Avrupalı bankalar, özellikle İtalyan, Fransız, İsveç, Yunan ve Avusturya bankaları son yıllarda Doğu Avrupa ülkelerinde önemli miktarlarda kredi dağıttılar. Avrupalı finans kuruluşlarınca Doğu Avrupa'da dağıtılan kredi miktarı 1 trilyon 150 milyar Avro olarak hesaplanmakta, bu miktarın 224 milyar Avroluk kısmı ise tek başına Avusturya bankaları tarafından dağıtıldı. Yaşanan "kriz" ve bunun sonucu olarak düşen büyüme oranları ile sıcak para akımının kesilmesi, borçluların ödemelerde sorunlar yaşamaya başlamasına neden oldu.

Doğu Avrupa ülkelerinde ulaşılan, Batı Avrupa'da görülmesi imkan dahilinde olmayan %7,5 gibi (hatta iki haneli büzüme oranları) ekonomik büyüme oranları kimi cahiller tarafından bu ülkelerin AB üyesi olmasına bağlanadursun, bu oranlarının nasıl ortaya çıktığı Türkiye'de yaşayan ve ekonomiden birazcık anlayan herkes tarafından aslında kolayca anlaşılabilir. Aynı Türkiye gibi sıcak paraya (1 trilyon 150 milyar Avro) boğulan bu ülkeler, tüketim çılgınlığının etkisiyle ithalata bağlı ekonomik "büyüme" modeli içine itildiler. Fabrikaları yok pahasına özelleştirilen ya da kapatılan ve başta Almanya olmak üzere Batı Avrupalı firmaların talanına açılan Doğu Avrupa, özellikle Almanya için ABD ve Çin pazarından çok daha büyük bir öneme sahiptir. Doğu Avrupa'ya kredi pompalanarak yaratılan tüketim çılgınlığından en fazla Alman firmaları yararlanmış ve 2008 yılının ilk yarısında ABD'ye 59,2 milyar Avro, Çin'e 43,6 milyar Avro değerinde mal satarken, aynı dönemde Doğu Avrupa'ya yapılan 84 milyar Avro ihracat yapmışlardır (Almanya'nın 2008 yılı toplam ihracatı 992,7 milyar Avro'dur).

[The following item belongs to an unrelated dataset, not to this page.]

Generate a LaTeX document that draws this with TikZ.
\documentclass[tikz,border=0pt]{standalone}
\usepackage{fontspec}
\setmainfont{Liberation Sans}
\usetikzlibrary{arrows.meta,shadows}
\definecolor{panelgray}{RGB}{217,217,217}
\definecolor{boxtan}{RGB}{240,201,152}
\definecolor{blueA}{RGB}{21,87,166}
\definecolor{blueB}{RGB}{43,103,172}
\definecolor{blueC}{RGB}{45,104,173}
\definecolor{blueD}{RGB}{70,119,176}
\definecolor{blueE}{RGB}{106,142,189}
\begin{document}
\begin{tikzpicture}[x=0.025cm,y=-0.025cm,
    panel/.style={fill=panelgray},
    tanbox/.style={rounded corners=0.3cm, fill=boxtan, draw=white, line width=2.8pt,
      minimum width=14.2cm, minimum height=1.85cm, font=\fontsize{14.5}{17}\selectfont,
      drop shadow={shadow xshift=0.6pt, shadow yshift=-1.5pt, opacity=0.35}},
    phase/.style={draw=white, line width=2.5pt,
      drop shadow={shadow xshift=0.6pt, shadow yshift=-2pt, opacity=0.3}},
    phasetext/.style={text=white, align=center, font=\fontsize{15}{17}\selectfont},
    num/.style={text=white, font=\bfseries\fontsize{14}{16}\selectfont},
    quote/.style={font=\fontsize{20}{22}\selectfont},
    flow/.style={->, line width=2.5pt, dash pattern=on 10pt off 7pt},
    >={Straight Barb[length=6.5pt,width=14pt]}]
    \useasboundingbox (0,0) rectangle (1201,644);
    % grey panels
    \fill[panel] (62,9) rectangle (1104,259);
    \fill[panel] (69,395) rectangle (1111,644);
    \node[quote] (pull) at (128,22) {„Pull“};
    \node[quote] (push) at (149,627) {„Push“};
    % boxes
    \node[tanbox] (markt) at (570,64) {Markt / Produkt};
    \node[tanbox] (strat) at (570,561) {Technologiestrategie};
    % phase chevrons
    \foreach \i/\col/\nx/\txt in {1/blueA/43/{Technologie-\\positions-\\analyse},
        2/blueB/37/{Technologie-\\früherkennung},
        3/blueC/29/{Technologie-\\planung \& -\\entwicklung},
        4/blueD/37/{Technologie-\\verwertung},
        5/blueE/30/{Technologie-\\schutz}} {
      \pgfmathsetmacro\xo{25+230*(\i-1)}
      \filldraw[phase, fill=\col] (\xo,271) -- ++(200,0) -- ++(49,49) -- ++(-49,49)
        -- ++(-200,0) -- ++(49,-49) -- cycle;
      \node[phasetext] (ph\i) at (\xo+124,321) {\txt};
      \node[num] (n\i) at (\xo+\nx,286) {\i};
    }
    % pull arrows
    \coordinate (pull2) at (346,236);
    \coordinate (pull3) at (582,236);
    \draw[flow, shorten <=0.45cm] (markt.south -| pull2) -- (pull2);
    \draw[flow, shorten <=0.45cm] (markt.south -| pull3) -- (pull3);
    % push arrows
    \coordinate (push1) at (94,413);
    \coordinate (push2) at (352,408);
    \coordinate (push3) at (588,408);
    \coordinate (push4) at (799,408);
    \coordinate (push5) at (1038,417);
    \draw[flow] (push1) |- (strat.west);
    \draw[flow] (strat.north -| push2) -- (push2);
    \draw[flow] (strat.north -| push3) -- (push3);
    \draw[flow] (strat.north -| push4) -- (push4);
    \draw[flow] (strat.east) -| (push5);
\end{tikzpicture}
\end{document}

Avrupalı finans kuruluşlarından gelen ve merkez kapitalist ülkelerin firmalarının lüks tüketim ürünlerinin satın alınmasına giden krediler, Doğu Avrupa ülkelerinde Türkiye'dekine benzer bir borçluluk sorunu ortaya çıkardı. 2007 yılında, kişisel borçlar Bulgaristan'da %60,4, Romanya'da %55,2, Polonya'da ise %40 artış gösterdi. Avrupa Birliği'ne üye olabilmeleri için "serbest piyasaya" uyum sağlamaları şart koşulan ve bu süreçte sosyalizmin tüm kazanımlarını büyük bir istekle tasfiye eden, hatta bununla gurur duyan Doğu Avrupalılar, ağızlarına çalınan bir parmak bal olan ve gerçek yüzünü Ken Loach'ın "İşte Özgür Dünya" filminde de gördüğümüz "serbest dolaşımı" yalanına sattıkları onurları (onursuzluklarıyla) ve finans kuruluşlarına olan borçlarıyla ortada kalıverdiler.

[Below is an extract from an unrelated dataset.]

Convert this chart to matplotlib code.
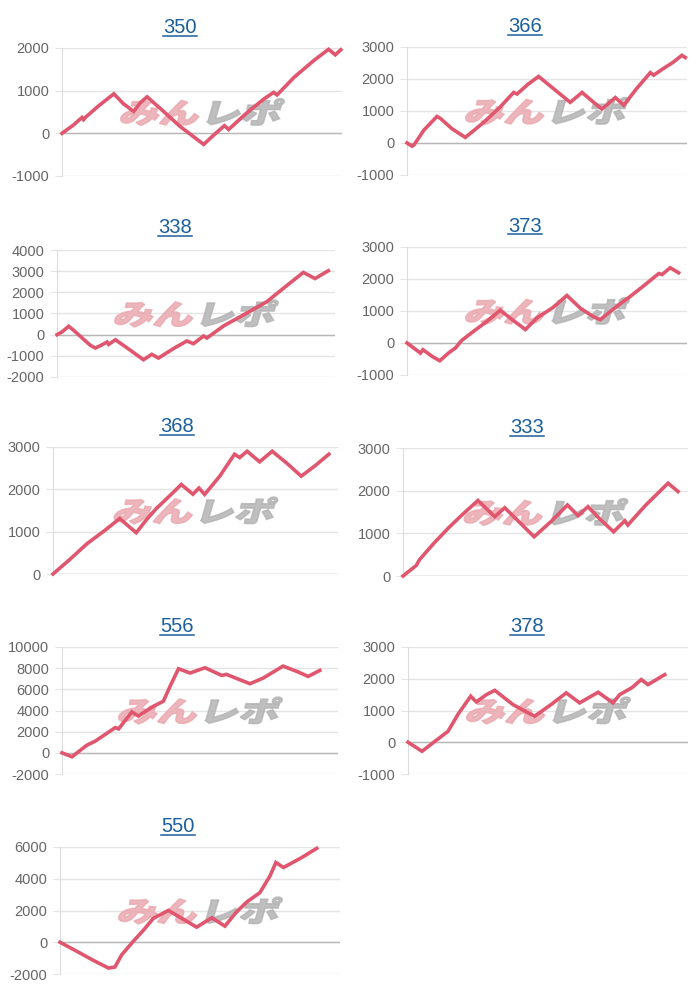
import matplotlib
matplotlib.use("Agg")
import matplotlib.pyplot as plt
from matplotlib.textpath import TextPath
from matplotlib.patches import PathPatch
from matplotlib.font_manager import FontProperties
from matplotlib.transforms import Affine2D, ScaledTranslation
from matplotlib.lines import Line2D

plt.rcParams['font.family'] = ['Liberation Sans', 'DejaVu Sans']
plt.rcParams['axes.unicode_minus'] = False

# machine numbers (chart titles)
titles = ["350", "366", "338", "373", "368", "333", "556", "378", "550"]

# x = progress through the day (0..100 of the axis width), y = coin difference
x_350 = [0, 4, 7.1, 7.7, 8.3, 13, 18.5, 22, 25.6, 28, 30.4, 36, 42, 50.6, 54.2, 58.0, 59.5, 66, 72, 75.6, 76.8, 83, 90, 95.2, 97.6, 99.6]
y_350 = [0, 190, 370, 320, 370, 640, 925, 690, 515, 720, 855, 530, 170, -260, -40, 180, 90, 480, 800, 960, 900, 1320, 1710, 1970, 1840, 1960]

x_366 = [0, 1.8, 2.5, 6, 10.7, 11.9, 16, 20.8, 24, 27.4, 33, 38.1, 39.3, 43, 47.0, 52, 58.3, 62.5, 66, 69.6, 74.4, 77.4, 82, 86.9, 88.1, 91.1, 95, 98.2, 99.4]
y_366 = [0, -100, -60, 400, 830, 770, 450, 175, 400, 645, 1100, 1580, 1530, 1820, 2080, 1720, 1270, 1580, 1320, 1060, 1420, 1180, 1700, 2200, 2120, 2300, 2520, 2740, 2670]

x_338 = [0, 1.8, 4.2, 6.0, 9, 12.0, 13.8, 15.6, 18.0, 18.6, 21.0, 26, 31.1, 34.1, 36.5, 42, 46.7, 49.1, 52.7, 53.9, 60, 68, 75.4, 82, 88.6, 92.8, 97.6]
y_338 = [0, 130, 395, 205, -150, -505, -630, -520, -350, -460, -240, -700, -1185, -930, -1105, -650, -300, -425, -65, -160, 420, 1000, 1550, 2250, 2940, 2650, 3020]

x_373 = [0, 4.8, 5.7, 9, 11.7, 15, 17.3, 19.6, 24, 28.6, 33.3, 38, 42.3, 46.4, 52, 57.1, 62, 66.7, 69.0, 75, 79.8, 85, 89.9, 91.1, 94.0, 97.0]
y_373 = [0, -315, -210, -420, -555, -300, -155, 85, 380, 680, 1025, 700, 420, 785, 1100, 1485, 1080, 815, 730, 1150, 1460, 1820, 2170, 2140, 2350, 2195]

x_368 = [0, 6, 12, 18, 23.4, 29.2, 33, 36.3, 41, 45.0, 49.1, 51.2, 53.2, 58.5, 63.7, 65.5, 68.1, 72.5, 76.9, 82, 87.1, 92, 96.8]
y_368 = [0, 350, 720, 1020, 1310, 975, 1300, 1550, 1850, 2115, 1885, 2030, 1880, 2310, 2830, 2750, 2900, 2650, 2900, 2620, 2310, 2560, 2830]

x_333 = [0, 4.7, 5.8, 11, 16, 21, 26.3, 32.2, 35.7, 41, 46.0, 52, 57.7, 61.4, 64.9, 69, 73.9, 77.8, 78.9, 85, 93.0, 96.5]
y_333 = [0, 250, 385, 780, 1130, 1450, 1770, 1390, 1600, 1250, 920, 1280, 1665, 1415, 1625, 1340, 1035, 1295, 1195, 1650, 2175, 1980]

x_556 = [0, 3.6, 9.0, 12.0, 16, 19.3, 20.5, 25.3, 27.7, 33.1, 36.7, 39, 42.2, 46.4, 51.8, 57.8, 59.6, 64, 68.1, 72.9, 80.1, 85, 89.2, 93.4]
y_556 = [0, -375, 720, 1100, 1800, 2385, 2260, 3860, 3485, 4395, 4870, 6200, 7945, 7540, 8040, 7320, 7410, 6950, 6530, 7065, 8195, 7700, 7220, 7785]

x_378 = [0, 5.0, 8.9, 14.3, 18, 22.4, 24.4, 28, 31.0, 37.5, 42.9, 45.2, 51, 56.5, 61.3, 67.9, 73.2, 75.6, 80, 83.3, 85.7, 91.7]
y_378 = [0, -285, -20, 345, 900, 1450, 1270, 1500, 1635, 1185, 925, 820, 1180, 1555, 1240, 1575, 1240, 1500, 1720, 1975, 1815, 2130]

x_550 = [0, 7.1, 12, 17.3, 19.6, 22, 26.2, 30, 33.3, 38.7, 44, 48.8, 54.2, 58.9, 63, 66.7, 71.4, 75.0, 77.1, 79.8, 86, 91.7]
y_550 = [0, -675, -1150, -1625, -1565, -800, 65, 800, 1500, 2005, 1450, 950, 1540, 1015, 1900, 2535, 3125, 4180, 5025, 4710, 5300, 5915]

xs = [x_350, x_366, x_338, x_373, x_368, x_333, x_556, x_378, x_550]
ys = [y_350, y_366, y_338, y_373, y_368, y_333, y_556, y_378, y_550]

y_ranges = [(-1000, 2000, 1000), (-1000, 3000, 1000), (-2000, 4000, 1000),
            (-1000, 3000, 1000), (0, 3000, 1000), (0, 3000, 1000),
            (-2000, 10000, 2000), (-1000, 3000, 1000), (-2000, 6000, 2000)]

# axes boxes in pixels: left, top, right, bottom
boxes = [(62, 48, 342, 176), (407, 47, 687, 175),
         (57, 250, 335, 377), (407, 247, 687, 375),
         (53, 447, 338, 574), (403, 448, 688, 576),
         (62, 647, 338, 774), (408, 647, 688, 774),
         (60, 847, 340, 974)]
title_pos = [(180, 33), (525, 32), (175, 233), (525, 232), (177, 432),
             (527, 433), (177, 632), (527, 632), (178, 832)]

W, H = 700, 1000
LINE = "#e0566e"
GRID = "#e4e4e4"
TITLE = "#1b5f9e"

fig = plt.figure(figsize=(7, 10), dpi=100)

jp = FontProperties(family="Noto Sans CJK JP", weight="black")


def watermark(ax):
    p1 = TextPath((0, 0), "みん", size=40, prop=jp)
    e1 = p1.get_extents()
    p2 = TextPath((e1.x1 + 3, 0), "レポ", size=40, prop=jp)
    e2 = p2.get_extents()
    cx = (e1.x0 + e2.x1) / 2
    cy = (min(e1.y0, e2.y0) + max(e1.y1, e2.y1)) / 2
    tr = (Affine2D().translate(-cx, -cy).scale(1.0, 0.7).skew_deg(16, 0)
          + ScaledTranslation(0.5, 0.5, ax.transAxes))
    ax.add_patch(PathPatch(p1, transform=tr, facecolor="#eaaab1", edgecolor="#eaaab1",
                           linewidth=1.2, alpha=0.85, zorder=1, clip_on=False))
    ax.add_patch(PathPatch(p2, transform=tr, facecolor="#b4b4b4", edgecolor="#b4b4b4",
                           linewidth=1.2, alpha=0.85, zorder=1, clip_on=False))


for i in range(9):
    l, t, r, b = boxes[i]
    ax = fig.add_axes([l / W, 1 - b / H, (r - l) / W, (b - t) / H])
    lo, hi, step = y_ranges[i]
    ax.set_xlim(0, 100)
    ax.set_ylim(lo, hi)
    ax.set_yticks(range(lo, hi + 1, step))
    ax.set_xticks([])
    ax.grid(axis="y", color=GRID, linewidth=1)
    ax.set_axisbelow(True)
    for s in ["top", "right", "bottom"]:
        ax.spines[s].set_visible(False)
    ax.spines["left"].set_color("#dcdcdc")
    ax.tick_params(axis="y", length=5, color=GRID, pad=4, labelsize=10.5, labelcolor="#666666")
    ax.axhline(0, color="#b8b8b8", linewidth=1, zorder=1.5)
    watermark(ax)
    ax.plot(xs[i], ys[i], color=LINE, linewidth=2.6, zorder=3, clip_on=False,
            solid_joinstyle="miter")

    tx, ty = title_pos[i]
    fig.text(tx / W, 1 - ty / H, titles[i], ha="center", va="baseline",
             fontsize=14.5, color=TITLE)

# underline the titles like links
fig.canvas.draw()
for i, txt in enumerate(fig.texts[:]):
    bb = txt.get_window_extent()
    yline = 1 - (title_pos[i][1] + 2.5) / H
    fig.add_artist(Line2D([bb.x0 / W, bb.x1 / W], [yline, yline],
                          transform=fig.transFigure, color=TITLE, linewidth=1.1))

fig.savefig("out.png", dpi=100, facecolor="white")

IMF ve finans kuruluşları, verdikleri kredileri kurtarabilmek için harekete geçip, bu ülkelerin hükümetlerine yeni finans paketleri kabul ettirirken, ne Avrupa gericiliğinin kalesi Polonya'da ne de o çok özgür Prag'ta yaşayanlar kendilerini içinde bulundukları bu durumdan kurtarmak için bir çaba göstermemekte. Krizden medet uman, kapitalizm karşıtı sosyal hareketlerin kriz sayesinde güçleneceğini varsayan, kapitalizmin kendini yeniden ve daha saldırgan yapılandırdığını fark edemeyenler Doğu Avrupa'yı daha yakından takip etmeliler.